Skip every image and restate the data word for word.

========================================

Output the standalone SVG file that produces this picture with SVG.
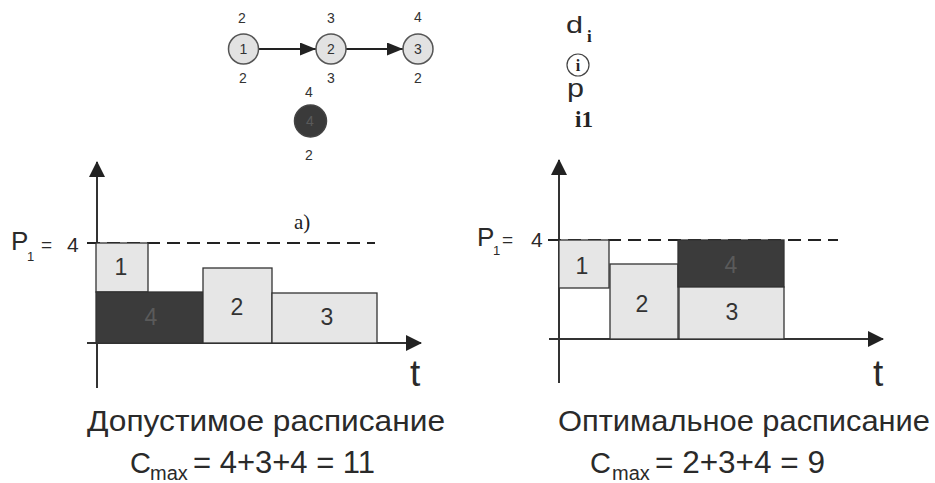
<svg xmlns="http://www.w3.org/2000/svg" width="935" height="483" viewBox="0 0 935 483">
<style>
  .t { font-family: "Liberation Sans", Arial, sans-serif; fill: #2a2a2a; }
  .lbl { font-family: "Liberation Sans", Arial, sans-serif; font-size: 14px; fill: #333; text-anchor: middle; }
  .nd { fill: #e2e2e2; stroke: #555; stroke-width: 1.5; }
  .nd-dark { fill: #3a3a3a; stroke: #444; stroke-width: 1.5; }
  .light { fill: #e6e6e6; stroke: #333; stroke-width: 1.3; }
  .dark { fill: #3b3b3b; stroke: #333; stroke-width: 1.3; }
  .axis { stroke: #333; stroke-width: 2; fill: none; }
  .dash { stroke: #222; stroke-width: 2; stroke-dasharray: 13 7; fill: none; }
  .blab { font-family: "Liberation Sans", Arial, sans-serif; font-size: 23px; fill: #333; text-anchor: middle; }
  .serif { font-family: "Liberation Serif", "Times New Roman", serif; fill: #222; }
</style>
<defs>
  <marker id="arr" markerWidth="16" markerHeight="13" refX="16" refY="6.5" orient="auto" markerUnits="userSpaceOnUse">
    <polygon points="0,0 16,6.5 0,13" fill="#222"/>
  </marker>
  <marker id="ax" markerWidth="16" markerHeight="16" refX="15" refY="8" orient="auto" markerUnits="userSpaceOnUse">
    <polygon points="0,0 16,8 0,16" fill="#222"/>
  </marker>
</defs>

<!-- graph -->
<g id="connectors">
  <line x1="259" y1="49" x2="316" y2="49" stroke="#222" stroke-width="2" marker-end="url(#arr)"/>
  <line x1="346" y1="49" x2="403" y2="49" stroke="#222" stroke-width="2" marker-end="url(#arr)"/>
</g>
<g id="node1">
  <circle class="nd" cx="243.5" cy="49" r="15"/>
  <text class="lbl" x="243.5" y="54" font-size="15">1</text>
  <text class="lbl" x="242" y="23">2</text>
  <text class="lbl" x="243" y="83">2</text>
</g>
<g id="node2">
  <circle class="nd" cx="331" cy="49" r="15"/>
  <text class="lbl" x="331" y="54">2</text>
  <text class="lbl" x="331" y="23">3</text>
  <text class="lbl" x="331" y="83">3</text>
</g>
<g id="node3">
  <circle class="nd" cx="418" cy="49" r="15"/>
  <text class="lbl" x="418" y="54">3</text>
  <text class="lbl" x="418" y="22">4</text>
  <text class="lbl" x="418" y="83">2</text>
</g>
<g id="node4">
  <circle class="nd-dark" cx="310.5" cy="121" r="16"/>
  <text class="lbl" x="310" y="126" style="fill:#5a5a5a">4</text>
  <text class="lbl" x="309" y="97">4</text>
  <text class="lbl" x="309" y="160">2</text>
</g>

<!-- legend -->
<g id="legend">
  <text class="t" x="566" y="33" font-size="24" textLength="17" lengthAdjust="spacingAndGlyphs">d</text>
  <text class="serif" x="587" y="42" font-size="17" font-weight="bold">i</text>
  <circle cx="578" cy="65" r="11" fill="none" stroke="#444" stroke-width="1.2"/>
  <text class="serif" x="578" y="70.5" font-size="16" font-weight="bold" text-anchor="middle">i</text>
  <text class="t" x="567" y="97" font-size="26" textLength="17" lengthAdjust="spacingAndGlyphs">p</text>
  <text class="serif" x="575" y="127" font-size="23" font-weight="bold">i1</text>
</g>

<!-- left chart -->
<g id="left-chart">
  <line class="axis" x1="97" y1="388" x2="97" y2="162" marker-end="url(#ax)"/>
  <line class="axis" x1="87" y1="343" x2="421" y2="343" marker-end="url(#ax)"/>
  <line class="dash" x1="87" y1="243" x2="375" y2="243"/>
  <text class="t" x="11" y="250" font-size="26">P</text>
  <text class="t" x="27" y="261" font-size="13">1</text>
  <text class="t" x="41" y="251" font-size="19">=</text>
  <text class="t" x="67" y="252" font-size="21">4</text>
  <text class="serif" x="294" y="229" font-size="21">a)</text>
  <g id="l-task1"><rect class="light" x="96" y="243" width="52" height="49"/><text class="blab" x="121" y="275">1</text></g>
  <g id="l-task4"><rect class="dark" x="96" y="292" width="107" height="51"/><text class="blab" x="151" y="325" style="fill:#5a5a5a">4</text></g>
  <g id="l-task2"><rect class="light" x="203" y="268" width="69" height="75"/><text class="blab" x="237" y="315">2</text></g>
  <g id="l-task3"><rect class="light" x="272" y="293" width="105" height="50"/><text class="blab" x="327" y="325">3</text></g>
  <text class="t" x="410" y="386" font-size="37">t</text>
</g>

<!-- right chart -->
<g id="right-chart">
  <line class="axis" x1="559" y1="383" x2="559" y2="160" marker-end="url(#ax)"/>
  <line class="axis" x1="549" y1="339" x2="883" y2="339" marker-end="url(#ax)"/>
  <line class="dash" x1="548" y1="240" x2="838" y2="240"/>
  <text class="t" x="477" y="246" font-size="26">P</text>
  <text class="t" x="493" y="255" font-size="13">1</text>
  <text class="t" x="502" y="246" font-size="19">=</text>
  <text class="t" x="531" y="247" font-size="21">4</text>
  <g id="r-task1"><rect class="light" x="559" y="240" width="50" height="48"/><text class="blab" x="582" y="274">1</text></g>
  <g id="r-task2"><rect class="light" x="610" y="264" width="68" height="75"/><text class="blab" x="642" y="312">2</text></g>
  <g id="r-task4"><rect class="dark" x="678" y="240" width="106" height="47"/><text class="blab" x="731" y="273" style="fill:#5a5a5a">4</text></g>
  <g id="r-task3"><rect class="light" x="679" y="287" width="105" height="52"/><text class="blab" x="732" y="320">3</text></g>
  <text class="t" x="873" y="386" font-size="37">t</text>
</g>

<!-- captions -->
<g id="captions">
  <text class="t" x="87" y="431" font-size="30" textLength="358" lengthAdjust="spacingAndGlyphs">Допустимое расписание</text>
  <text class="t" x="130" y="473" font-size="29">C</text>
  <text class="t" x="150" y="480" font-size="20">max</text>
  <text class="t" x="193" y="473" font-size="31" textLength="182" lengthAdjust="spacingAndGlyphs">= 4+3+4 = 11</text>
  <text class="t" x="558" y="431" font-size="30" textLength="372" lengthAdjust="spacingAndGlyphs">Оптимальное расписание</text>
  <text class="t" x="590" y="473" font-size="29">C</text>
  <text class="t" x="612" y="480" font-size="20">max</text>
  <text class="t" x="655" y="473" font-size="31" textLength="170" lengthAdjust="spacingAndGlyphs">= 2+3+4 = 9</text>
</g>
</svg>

========================================

- **Final answer**:
Output the standalone SVG file that produces this picture with SVG.
<svg xmlns="http://www.w3.org/2000/svg" width="935" height="483" viewBox="0 0 935 483">
<style>
  .t { font-family: "Liberation Sans", Arial, sans-serif; fill: #2a2a2a; }
  .lbl { font-family: "Liberation Sans", Arial, sans-serif; font-size: 14px; fill: #333; text-anchor: middle; }
  .nd { fill: #e2e2e2; stroke: #555; stroke-width: 1.5; }
  .nd-dark { fill: #3a3a3a; stroke: #444; stroke-width: 1.5; }
  .light { fill: #e6e6e6; stroke: #333; stroke-width: 1.3; }
  .dark { fill: #3b3b3b; stroke: #333; stroke-width: 1.3; }
  .axis { stroke: #333; stroke-width: 2; fill: none; }
  .dash { stroke: #222; stroke-width: 2; stroke-dasharray: 13 7; fill: none; }
  .blab { font-family: "Liberation Sans", Arial, sans-serif; font-size: 23px; fill: #333; text-anchor: middle; }
  .serif { font-family: "Liberation Serif", "Times New Roman", serif; fill: #222; }
</style>
<defs>
  <marker id="arr" markerWidth="16" markerHeight="13" refX="16" refY="6.5" orient="auto" markerUnits="userSpaceOnUse">
    <polygon points="0,0 16,6.5 0,13" fill="#222"/>
  </marker>
  <marker id="ax" markerWidth="16" markerHeight="16" refX="15" refY="8" orient="auto" markerUnits="userSpaceOnUse">
    <polygon points="0,0 16,8 0,16" fill="#222"/>
  </marker>
</defs>

<!-- graph -->
<g id="connectors">
  <line x1="259" y1="49" x2="316" y2="49" stroke="#222" stroke-width="2" marker-end="url(#arr)"/>
  <line x1="346" y1="49" x2="403" y2="49" stroke="#222" stroke-width="2" marker-end="url(#arr)"/>
</g>
<g id="node1">
  <circle class="nd" cx="243.5" cy="49" r="15"/>
  <text class="lbl" x="243.5" y="54" font-size="15">1</text>
  <text class="lbl" x="242" y="23">2</text>
  <text class="lbl" x="243" y="83">2</text>
</g>
<g id="node2">
  <circle class="nd" cx="331" cy="49" r="15"/>
  <text class="lbl" x="331" y="54">2</text>
  <text class="lbl" x="331" y="23">3</text>
  <text class="lbl" x="331" y="83">3</text>
</g>
<g id="node3">
  <circle class="nd" cx="418" cy="49" r="15"/>
  <text class="lbl" x="418" y="54">3</text>
  <text class="lbl" x="418" y="22">4</text>
  <text class="lbl" x="418" y="83">2</text>
</g>
<g id="node4">
  <circle class="nd-dark" cx="310.5" cy="121" r="16"/>
  <text class="lbl" x="310" y="126" style="fill:#5a5a5a">4</text>
  <text class="lbl" x="309" y="97">4</text>
  <text class="lbl" x="309" y="160">2</text>
</g>

<!-- legend -->
<g id="legend">
  <text class="t" x="566" y="33" font-size="24" textLength="17" lengthAdjust="spacingAndGlyphs">d</text>
  <text class="serif" x="587" y="42" font-size="17" font-weight="bold">i</text>
  <circle cx="578" cy="65" r="11" fill="none" stroke="#444" stroke-width="1.2"/>
  <text class="serif" x="578" y="70.5" font-size="16" font-weight="bold" text-anchor="middle">i</text>
  <text class="t" x="567" y="97" font-size="26" textLength="17" lengthAdjust="spacingAndGlyphs">p</text>
  <text class="serif" x="575" y="127" font-size="23" font-weight="bold">i1</text>
</g>

<!-- left chart -->
<g id="left-chart">
  <line class="axis" x1="97" y1="388" x2="97" y2="162" marker-end="url(#ax)"/>
  <line class="axis" x1="87" y1="343" x2="421" y2="343" marker-end="url(#ax)"/>
  <line class="dash" x1="87" y1="243" x2="375" y2="243"/>
  <text class="t" x="11" y="250" font-size="26">P</text>
  <text class="t" x="27" y="261" font-size="13">1</text>
  <text class="t" x="41" y="251" font-size="19">=</text>
  <text class="t" x="67" y="252" font-size="21">4</text>
  <text class="serif" x="294" y="229" font-size="21">a)</text>
  <g id="l-task1"><rect class="light" x="96" y="243" width="52" height="49"/><text class="blab" x="121" y="275">1</text></g>
  <g id="l-task4"><rect class="dark" x="96" y="292" width="107" height="51"/><text class="blab" x="151" y="325" style="fill:#5a5a5a">4</text></g>
  <g id="l-task2"><rect class="light" x="203" y="268" width="69" height="75"/><text class="blab" x="237" y="315">2</text></g>
  <g id="l-task3"><rect class="light" x="272" y="293" width="105" height="50"/><text class="blab" x="327" y="325">3</text></g>
  <text class="t" x="410" y="386" font-size="37">t</text>
</g>

<!-- right chart -->
<g id="right-chart">
  <line class="axis" x1="559" y1="383" x2="559" y2="160" marker-end="url(#ax)"/>
  <line class="axis" x1="549" y1="339" x2="883" y2="339" marker-end="url(#ax)"/>
  <line class="dash" x1="548" y1="240" x2="838" y2="240"/>
  <text class="t" x="477" y="246" font-size="26">P</text>
  <text class="t" x="493" y="255" font-size="13">1</text>
  <text class="t" x="502" y="246" font-size="19">=</text>
  <text class="t" x="531" y="247" font-size="21">4</text>
  <g id="r-task1"><rect class="light" x="559" y="240" width="50" height="48"/><text class="blab" x="582" y="274">1</text></g>
  <g id="r-task2"><rect class="light" x="610" y="264" width="68" height="75"/><text class="blab" x="642" y="312">2</text></g>
  <g id="r-task4"><rect class="dark" x="678" y="240" width="106" height="47"/><text class="blab" x="731" y="273" style="fill:#5a5a5a">4</text></g>
  <g id="r-task3"><rect class="light" x="679" y="287" width="105" height="52"/><text class="blab" x="732" y="320">3</text></g>
  <text class="t" x="873" y="386" font-size="37">t</text>
</g>

<!-- captions -->
<g id="captions">
  <text class="t" x="87" y="431" font-size="30" textLength="358" lengthAdjust="spacingAndGlyphs">Допустимое расписание</text>
  <text class="t" x="130" y="473" font-size="29">C</text>
  <text class="t" x="150" y="480" font-size="20">max</text>
  <text class="t" x="193" y="473" font-size="31" textLength="182" lengthAdjust="spacingAndGlyphs">= 4+3+4 = 11</text>
  <text class="t" x="558" y="431" font-size="30" textLength="372" lengthAdjust="spacingAndGlyphs">Оптимальное расписание</text>
  <text class="t" x="590" y="473" font-size="29">C</text>
  <text class="t" x="612" y="480" font-size="20">max</text>
  <text class="t" x="655" y="473" font-size="31" textLength="170" lengthAdjust="spacingAndGlyphs">= 2+3+4 = 9</text>
</g>
</svg>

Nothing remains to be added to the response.